— start Source data —
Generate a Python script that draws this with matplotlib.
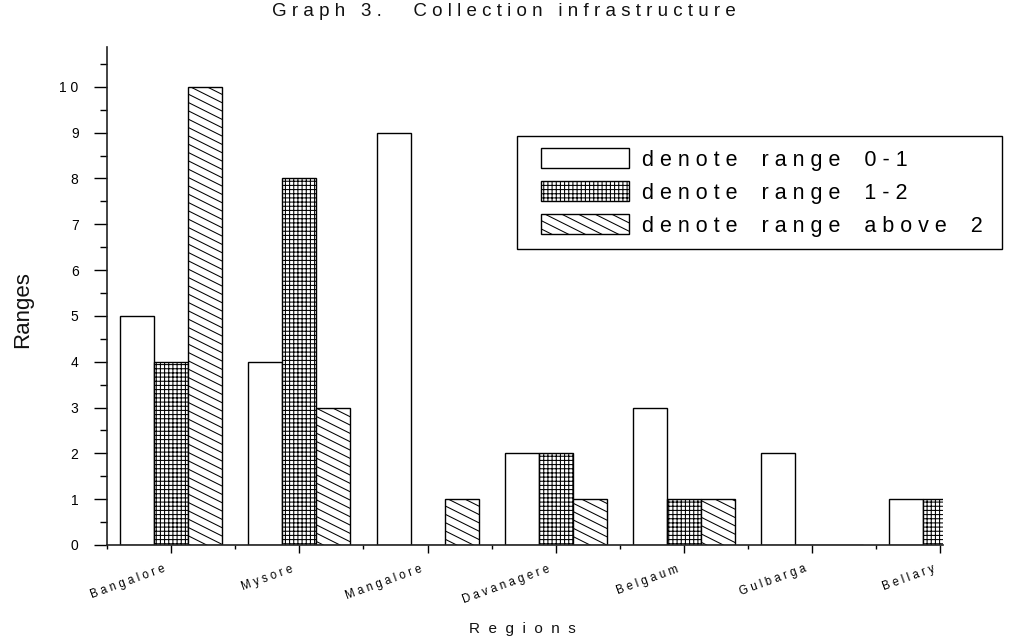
import numpy as np
import matplotlib
matplotlib.use('Agg')
import matplotlib.pyplot as plt
from matplotlib import hatch as mhatch
from matplotlib.path import Path
from matplotlib.patches import Rectangle
from matplotlib.transforms import ScaledTranslation

# ---- data ---------------------------------------------------------------
regions = ['Bangalore', 'Mysore', 'Mangalore', 'Davanagere',
           'Belgaum', 'Gulbarga', 'Bellary']
range_0_1 = [5, 4, 9, 2, 3, 2, 1]
range_1_2 = [4, 8, 0, 2, 1, 0, 1]
range_above_2 = [10, 3, 1, 1, 1, 0, 0]
series_labels = ['denote range 0-1', 'denote range 1-2', 'denote range above 2']
y_ticks = list(range(0, 11))

title = 'Graph 3.  Collection infrastructure'
x_title = 'Regions'
y_title = 'Ranges'


def spaced(text, gap=' ', word_gap='   '):
    """Widely tracked text: a gap between letters, a wider one between words."""
    return word_gap.join(gap.join(word) for word in text.split(' '))


# Backslash hatch drawn at a shallow 1:2 slope rather than 45 degrees.
class ShallowBackslash(mhatch.HatchPatternBase):
    def __init__(self, hatch, density):
        self.num_lines = int(hatch.count('\\') * density)
        if self.num_lines:
            n = self.num_lines
            self.offsets = np.arange(0, int(1.5 * n) + 2) / n
            self.num_vertices = 2 * len(self.offsets)
        else:
            self.offsets = np.empty(0)
            self.num_vertices = 0

    def set_vertices_and_codes(self, vertices, codes):
        c = self.offsets
        vertices[0::2, 0] = 0.0
        vertices[0::2, 1] = c
        vertices[1::2, 0] = 1.0
        vertices[1::2, 1] = c - 0.5
        codes[0::2] = Path.MOVETO
        codes[1::2] = Path.LINETO


mhatch._hatch_types[mhatch._hatch_types.index(mhatch.SouthEastHatch)] = ShallowBackslash

plt.rcParams['font.family'] = ['Liberation Sans', 'DejaVu Sans']
plt.rcParams['hatch.linewidth'] = 0.75
plt.rcParams['hatch.color'] = 'black'

W, H = 1018, 641
fig = plt.figure(figsize=(W / 100, H / 100), dpi=100)
ax = fig.add_axes([107 / W, 1 - 545 / H, (943 - 107) / W, (545 - 47) / H])

x = np.arange(len(regions))
bw = 0.265
hatches = [None, '++++', '\\\\']
handles = []
for i, (vals, hp) in enumerate(zip([range_0_1, range_1_2, range_above_2], hatches)):
    bars = ax.bar(x + (i - 1) * bw, vals, width=bw, facecolor='white',
                  edgecolor='black', linewidth=1.0, hatch=hp,
                  label=spaced(series_labels[i], word_gap='    '))
    handles.append(bars)

ax.set_xlim(-0.5, 6.02)
ax.set_ylim(0, 10.87)

for side in ('top', 'right'):
    ax.spines[side].set_visible(False)
for side in ('left', 'bottom'):
    ax.spines[side].set_linewidth(1.2)
    ax.spines[side].set_color('#222222')

ax.set_yticks(y_ticks)
ax.set_yticklabels([spaced(str(v)) for v in y_ticks], fontsize=10)
ax.set_yticks(np.arange(0.5, 11, 1.0), minor=True)
ax.tick_params(axis='y', which='major', length=9.5, width=1.0, pad=11)
ax.tick_params(axis='y', which='minor', length=5, width=1.0)

ax.set_xticks(x)
ax.set_xticks(np.arange(-0.5, 6.0, 1.0), minor=True)
ax.tick_params(axis='x', which='major', length=6, width=1.0, pad=7)
ax.tick_params(axis='x', which='minor', length=3, width=1.0)
ax.set_xticklabels([spaced(r) for r in regions], fontsize=8.3,
                   rotation=20, ha='right', va='top', rotation_mode='anchor')
offset = ScaledTranslation(-6 / 72, 0, fig.dpi_scale_trans)
for lab in ax.get_xticklabels():
    lab.set_transform(lab.get_transform() + offset)

fig.text(504 / W, 1 - 11 / H, spaced(title), ha='center', va='center',
         fontsize=13.5, color='#111111')
fig.text(522 / W, 1 - 629 / H, spaced(x_title, gap='  '), ha='center',
         va='center', fontsize=11, color='#111111')
fig.text(23 / W, 1 - 310 / H, y_title, ha='center', va='center',
         rotation=90, fontsize=16, color='#111111')

leg = ax.legend(handles=handles, loc='upper left',
                bbox_to_anchor=(529 / W, 1 - 136 / H),
                bbox_transform=fig.transFigure, borderaxespad=0,
                fontsize=15.5, frameon=False,
                handlelength=4.09, handleheight=1.07, handletextpad=0.6,
                labelspacing=0.49, borderpad=0.56)

# Legend frame with a wider left margin than the other sides.
fig.canvas.draw()
bb = leg.get_window_extent()
left_pad, right_pad = 12, 7
(fx0, fy0), (fx1, fy1) = fig.transFigure.inverted().transform(
    [(bb.x0 - left_pad, bb.y0), (bb.x1 + right_pad, bb.y1)])
fig.add_artist(Rectangle((fx0, fy0), fx1 - fx0, fy1 - fy0,
                         transform=fig.transFigure, facecolor='none',
                         edgecolor='black', linewidth=1.0, zorder=4))

fig.savefig('out.png', dpi=100)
— end Source data —
Scan the data above and copy every line with "matplotlib" in it.

● Final answer:
Generate a Python script that draws this with matplotlib.
import matplotlib
matplotlib.use('Agg')
import matplotlib.pyplot as plt
from matplotlib import hatch as mhatch
from matplotlib.path import Path
from matplotlib.patches import Rectangle
from matplotlib.transforms import ScaledTranslation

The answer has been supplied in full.